### Data provided:
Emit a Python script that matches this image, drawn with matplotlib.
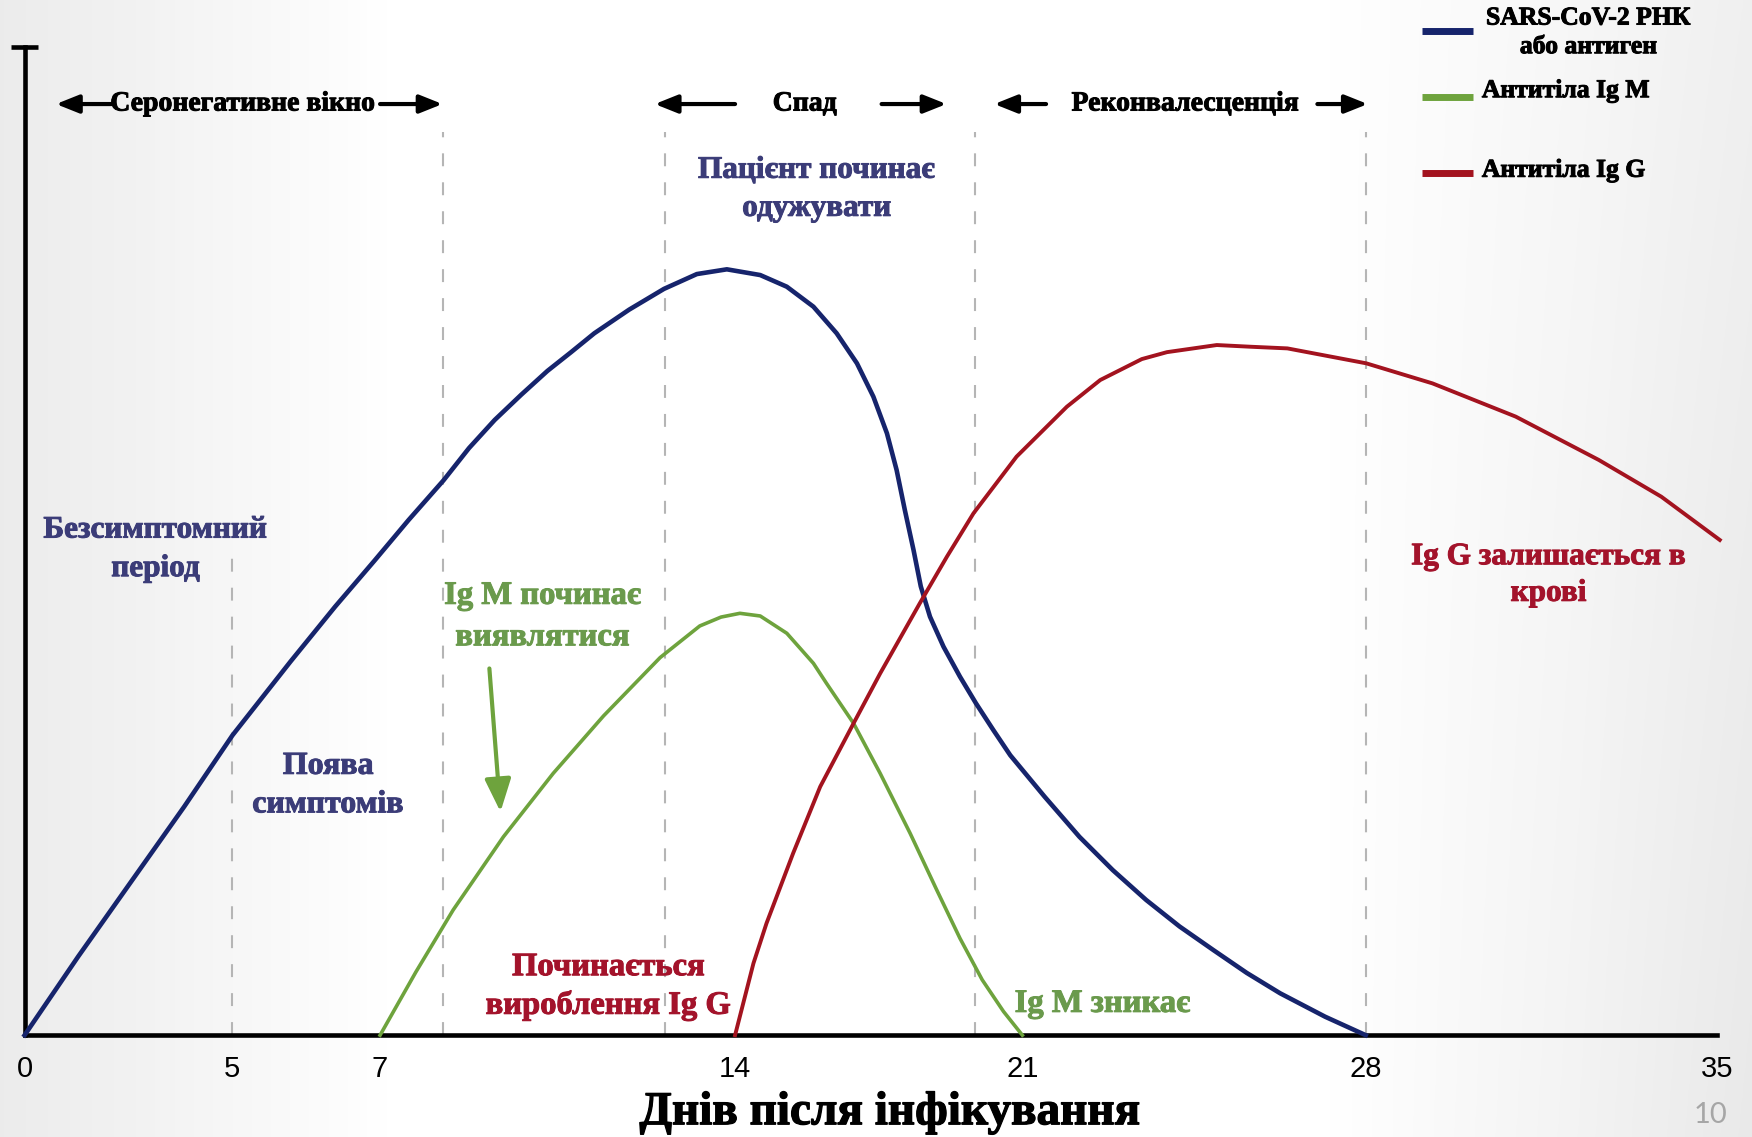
import numpy as np
import matplotlib
matplotlib.use("Agg")
import matplotlib.pyplot as plt
import matplotlib.patheffects as pe
from matplotlib.ticker import FixedLocator

plt.rcParams['font.family'] = ['Liberation Serif', 'DejaVu Serif']

# ---- дані ----
# поділки стоять на осі нерівномірно, тому позиції взято як на малюнку
tick_pos = [0, 4.29, 7.35, 14.69, 20.63, 27.73, 35.0]
tick_labels = ['0', '5', '7', '14', '21', '28', '35']
tick_marks = [7.35, 14.69, 20.63, 27.73, 35.0]

dash_x = [4.29, 8.66, 13.24, 19.66, 27.73]
dash_top = [49.3, 91.4, 91.4, 91.4, 91.4]

# SARS-CoV-2 РНК або антиген
rna_x = [0.00, 1.11, 2.22, 3.30, 4.30, 5.50, 6.42, 7.23, 7.94, 8.66, 9.19, 9.72,
         10.27, 10.81, 11.30, 11.78, 12.50, 12.86, 13.22, 13.90, 14.52, 15.21,
         15.76, 16.31, 16.79, 17.21, 17.55, 17.83, 18.03, 18.20, 18.38, 18.53,
         18.72, 19.00, 19.34, 19.67, 20.03, 20.38, 21.09, 21.81, 22.50, 23.19,
         23.88, 24.58, 25.27, 25.96, 26.89, 27.73]
rna_y = [0.00, 7.97, 15.65, 23.12, 30.35, 37.81, 43.35, 47.98, 52.12, 56.12, 59.40, 62.24,
         64.80, 67.20, 69.10, 71.01, 73.40, 74.45, 75.50, 77.00, 77.48, 76.90,
         75.72, 73.70, 71.01, 67.97, 64.59, 60.89, 57.18, 53.13, 49.08, 45.40,
         42.34, 39.30, 36.27, 33.58, 30.87, 28.32, 24.13, 20.07, 16.70, 13.68,
         11.00, 8.61, 6.30, 4.24, 1.87, 0.00]

# Антитіла Ig M
igm_x = [7.35, 8.09, 8.86, 9.90, 10.93, 11.97, 13.14, 13.96, 14.40, 14.79,
         15.21, 15.76, 16.31, 16.58, 17.14, 17.69, 18.31, 18.86, 19.34, 19.80,
         20.24, 20.63]
igm_y = [0.00, 6.39, 12.66, 20.07, 26.49, 32.30, 38.20, 41.40, 42.30, 42.68,
         42.41, 40.66, 37.62, 35.60, 31.55, 26.49, 20.42, 14.69, 9.80, 5.60,
         2.40, 0.00]

# Антитіла Ig G
igg_x = [14.69, 15.07, 15.34, 15.89, 16.45, 17.14, 17.69, 18.51, 19.07, 19.62,
         20.51, 21.55, 22.24, 23.10, 23.62, 24.65, 25.34, 26.11, 27.74, 29.11,
         30.83, 32.55, 33.84, 35.05]
igg_y = [0.00, 7.27, 11.32, 18.40, 25.14, 31.55, 36.60, 43.70, 48.41, 52.80,
         58.53, 63.58, 66.28, 68.40, 69.10, 69.82, 69.65, 69.48, 67.97, 65.94,
         62.58, 58.19, 54.48, 50.10]

blue = '#16246c'
green = '#6ea33d'
red = '#a3131f'
navy_txt = '#3b3c78'
green_txt = '#6a9a4c'
red_txt = '#a3132b'

fig = plt.figure(figsize=(17.52, 11.37), dpi=100)

# світло-сірий фон слайда
bg = fig.add_axes([0, 0, 1, 1], zorder=-5)
gx = np.linspace(0, 1, 600)
gy = np.linspace(0, 1, 300)
GX, GY = np.meshgrid(gx, gy)
shade = np.interp(GX, [0, 0.08, 0.22, 0.76, 0.90, 1.0],
                  [0.925, 0.95, 1.0, 1.0, 0.968, 0.94])
shade = shade - 0.025 * GY * np.clip((GX - 0.76) / 0.24, 0, 1)
bg.imshow(np.dstack([shade] * 3), extent=[0, 1, 0, 1], aspect='auto', origin='upper')
bg.axis('off')

ax = fig.add_axes([0.01403, 0.08953, 0.98277, 0.86939])
ax.set_facecolor('none')
ax.set_xlim(0, 35.6)
ax.set_ylim(0, 100)

for s in ['top', 'right']:
    ax.spines[s].set_visible(False)
ax.spines['left'].set_linewidth(3.3)
ax.spines['bottom'].set_linewidth(3.3)
ax.spines['left'].set_bounds(0, 100)
ax.spines['bottom'].set_bounds(0, 35)
ax.plot([-0.28, 0.28], [100, 100], color='black', lw=3.3, clip_on=False,
        solid_capstyle='butt')

ax.set_yticks([])
ax.set_xticks(tick_pos)
ax.set_xticklabels(tick_labels, family='Liberation Sans', fontsize=21)
ax.tick_params(axis='x', which='major', length=0, pad=14)
ax.xaxis.set_minor_locator(FixedLocator(tick_marks))
ax.tick_params(axis='x', which='minor', direction='inout', length=18, width=2.4)

heavy = [pe.withStroke(linewidth=0.9, foreground='black')]
fig.text(890 / 1752, 1 - 1113 / 1137, 'Днів після інфікування', fontsize=34,
         fontweight='bold', ha='center', va='center', path_effects=heavy)

# пунктирні межі періодів
ax.vlines(dash_x, 0, dash_top, colors='#b5b5b5', linestyles=(0, (6.2, 7.7)),
          lw=1.5, zorder=1)

# криві
ax.plot(rna_x, rna_y, color=blue, lw=3.3, clip_on=False, zorder=3,
        solid_joinstyle='round')
ax.plot(igm_x, igm_y, color=green, lw=2.6, clip_on=False, zorder=3,
        solid_joinstyle='round')
ax.plot(igg_x, igg_y, color=red, lw=2.8, clip_on=False, zorder=4,
        solid_joinstyle='round')


def txt(x, y, s, color, size, ha='center'):
    ax.text(x, y, s, color=color, fontsize=size, fontweight='bold', ha=ha,
            va='center', clip_on=False, zorder=5,
            path_effects=[pe.withStroke(linewidth=0.7, foreground=color)])


def arrow(x0, x1, y=94.2):
    ax.annotate('', xy=(x1, y), xytext=(x0, y), annotation_clip=False,
                arrowprops=dict(arrowstyle='-|>,head_length=0.55,head_width=0.22',
                                color='black', lw=3, mutation_scale=25,
                                shrinkA=0, shrinkB=0))


# фази
txt(4.51, 94.2, 'Серонегативне вікно', 'black', 20)
arrow(1.80, 0.65)
arrow(7.35, 8.64)
txt(16.13, 94.2, 'Спад', 'black', 20)
arrow(14.69, 13.03)
arrow(17.72, 19.06)
txt(24.0, 94.2, 'Реконвалесценція', 'black', 20)
arrow(21.12, 20.05)
arrow(26.73, 27.77)

# підписи
txt(16.38, 87.5, 'Пацієнт починає', navy_txt, 22.5)
txt(16.38, 83.65, 'одужувати', navy_txt, 22.5)
txt(2.71, 51.1, 'Безсимптомний', navy_txt, 22.5)
txt(2.71, 47.2, 'період', navy_txt, 22.5)
txt(6.28, 27.2, 'Поява', navy_txt, 23)
txt(6.28, 23.3, 'симптомів', navy_txt, 23)
txt(10.71, 44.5, 'Ig M починає', green_txt, 23.5)
txt(10.71, 40.3, 'виявлятися', green_txt, 23.5)
txt(12.07, 6.93, 'Починається', red_txt, 23.5)
txt(12.07, 3.05, 'вироблення Ig G', red_txt, 23.5)
txt(20.47, 3.22, 'Ig M зникає', green_txt, 23.5, ha='left')
txt(31.51, 48.4, 'Ig G залишається в', red_txt, 22.5)
txt(31.51, 44.7, 'крові', red_txt, 22.5)

ax.annotate('', xy=(9.84, 22.6), xytext=(9.61, 37.1), annotation_clip=False,
            arrowprops=dict(arrowstyle='-|>,head_length=0.5,head_width=0.2',
                            color=green, lw=3, mutation_scale=40,
                            shrinkA=0, shrinkB=0))

# легенда
leg_y = [101.6, 94.9, 87.2]
for yy, c in zip(leg_y, [blue, green, red]):
    ax.plot([28.9, 29.94], [yy, yy], color=c, lw=5, clip_on=False,
            solid_capstyle='butt')
txt(32.34, 102.9, 'SARS-CoV-2 РНК', 'black', 18.5)
txt(32.34, 100.0, 'або антиген', 'black', 18.5)
txt(30.13, 95.55, 'Антитіла Ig M', 'black', 18.5, ha='left')
txt(30.13, 87.5, 'Антитіла Ig G', 'black', 18.5, ha='left')

# номер слайда
fig.text(1711 / 1752, 1 - 1115 / 1137, '10', family='Lato', fontsize=21,
         color='#a6a6a6', ha='center', va='center')

fig.savefig('out.png', dpi=100)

### Do this:
Repeat the listing above exactly from its first line to the line containing "dash_top = [49.3, 91.4, 91.4, 91.4, 91.4]", both included, and omit the pictures.

### Response:
Emit a Python script that matches this image, drawn with matplotlib.
import numpy as np
import matplotlib
matplotlib.use("Agg")
import matplotlib.pyplot as plt
import matplotlib.patheffects as pe
from matplotlib.ticker import FixedLocator

plt.rcParams['font.family'] = ['Liberation Serif', 'DejaVu Serif']

# ---- дані ----
# поділки стоять на осі нерівномірно, тому позиції взято як на малюнку
tick_pos = [0, 4.29, 7.35, 14.69, 20.63, 27.73, 35.0]
tick_labels = ['0', '5', '7', '14', '21', '28', '35']
tick_marks = [7.35, 14.69, 20.63, 27.73, 35.0]

dash_x = [4.29, 8.66, 13.24, 19.66, 27.73]
dash_top = [49.3, 91.4, 91.4, 91.4, 91.4]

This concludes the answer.